Drei Jahre nach ihrem kuriosen und nachklingenden Erstling Vergine giurata ist die Italienerin Laura Bispuri wieder im Wettbewerb der Berlinale. Und wieder mit Alba Rohrwacher in einer zentralen Rolle.
Und wieder geht um die Identitätsfindung einer Frau, auch wenn die rothaarige Vittoria (Sara Casu) als brave Tochter zwischen zwei Frauen noch ein kleines Mädchen ist.
Valeria Golino spielt die dunkelhaarige Mutter Tina, Alba Rohrwacher die instabile, dem Trinken und den Männern zugeneigte blonde Angelica.
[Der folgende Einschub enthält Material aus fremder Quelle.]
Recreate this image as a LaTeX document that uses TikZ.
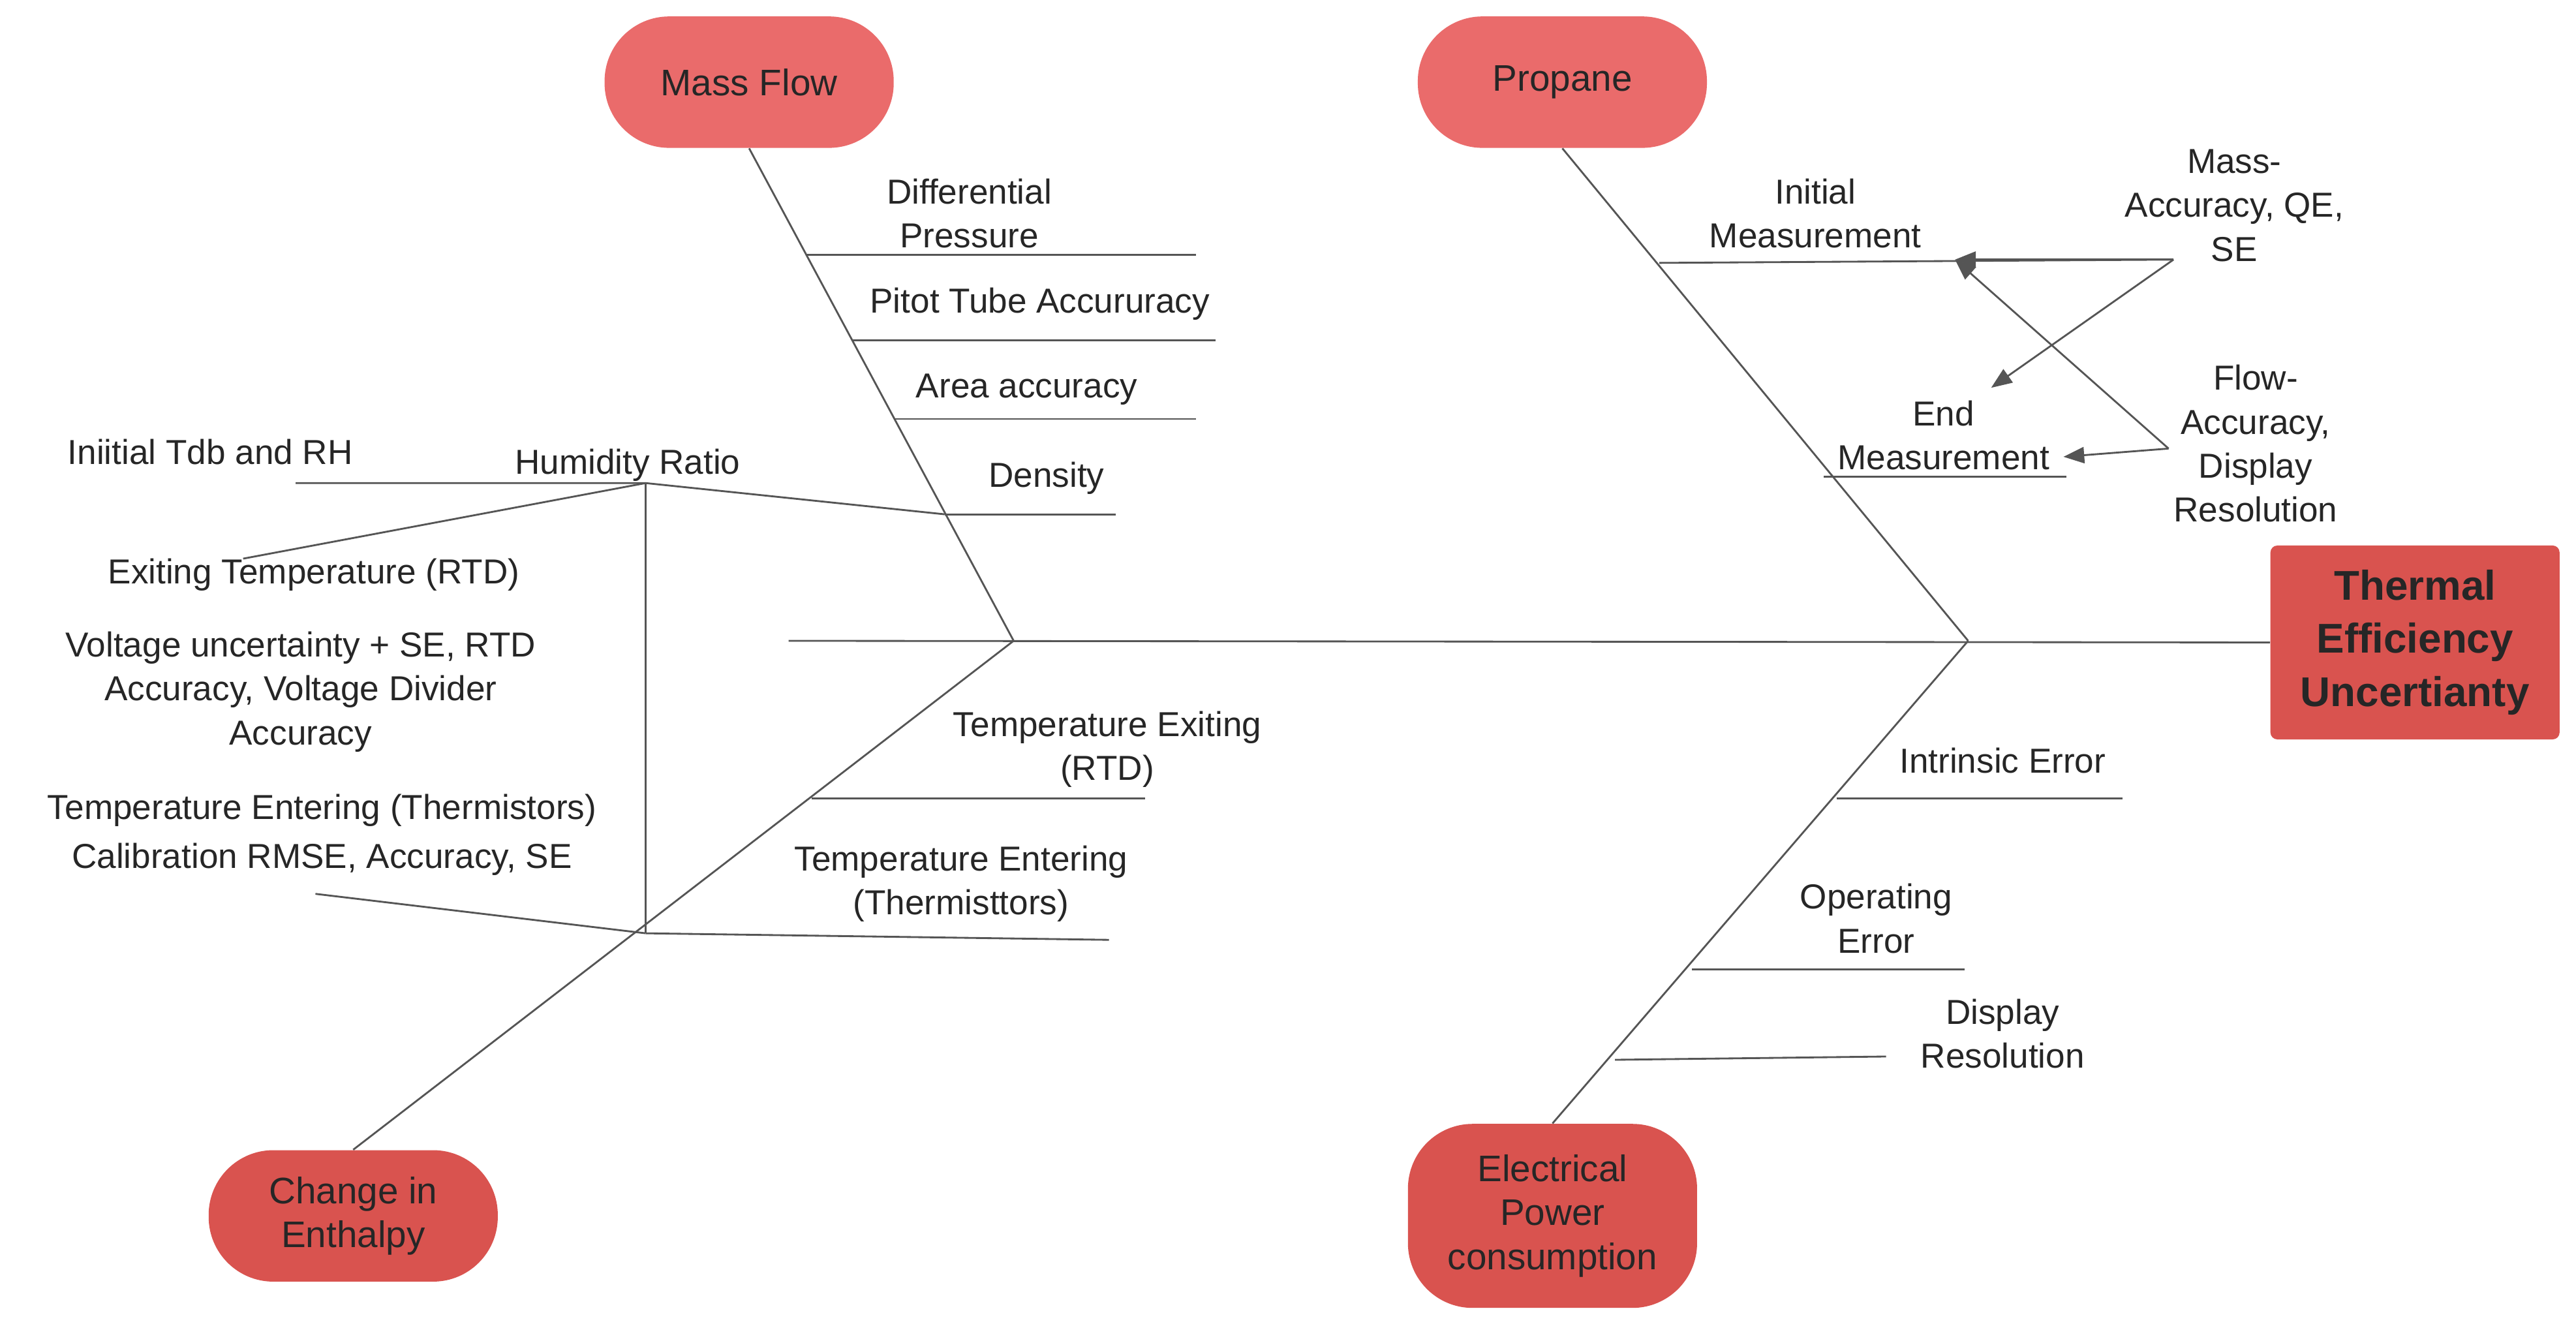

Schon in einer der ersten Szenen des Films überrascht die kleine Vittoria Angelica am Rande eines Rodeos beim Stehsex mit einem Stallhelfer und rennt verstört zu ihrer Mutter.
Aber die Faszination ist entfacht und so interessiert sich Vittoria immer mehr für die Frau, die abgeschieden mit Pferden und Hunden auf einem heruntergekommenen Hof lebt, bedroht von Schulden.
Tina ihrerseits hilft Angelica wo sie kann, bringt ihr Einkäufe, nimmt ihre Eskapaden stoisch zur Kenntnis: Da steckt eine Geschichte. Und die wird noch interessanter, als Tina ihrem Mann berichtet, Angelica sei so verschuldet, dass sie wohl den Hof verkaufen und weggehen müsse.
«Freust du dich?» fragt er.
Eigentlich wird Figlia mia ziemlich linear erzählt. Die Angst Tinas vor der Faszination welche die unangepasste, wilde Angelica auf ihre Tochter aussübt, wird schnell spürbar und man ahnt auch sehr schnell, was dahinter steckt.
Was Laura Bispuris neuen Film so packend macht, ist die Entwicklung der drei Frauenfiguren mit ihrer Wirkung aufeinander. Wer da wen wovor zu schützen versucht, ist die oberflächliche Frage. Ob jemand tatsächlich Schutz braucht, jene, die darunter liegt.
Bispuris Film macht klar, dass vor allem Vittoria diejenige ist, die mit den Dingen klarkommen muss. Und die Namen, Vittoria für das kleine Mädchen, Angelica für die wilde Frau, sind dabei nicht die einzigen Symbole in dieser aufgeladenen, heissen Geschichte.
Die Metaphorik wird vor allem gegen Ende des Films immer einfacher und zugleich schlagender. Und man verrät hoffentlich nicht zuviel, wenn man sagt, Vittoria gelinge schliesslich, ähnlich wie der genderfluiden Heldin von Vergine giurata, eine autonome Wiedergeburt als definierte Persönlichkeit.
Feministischer und zugleich einleuchtender kann ein Film eigentlich gar nicht sein.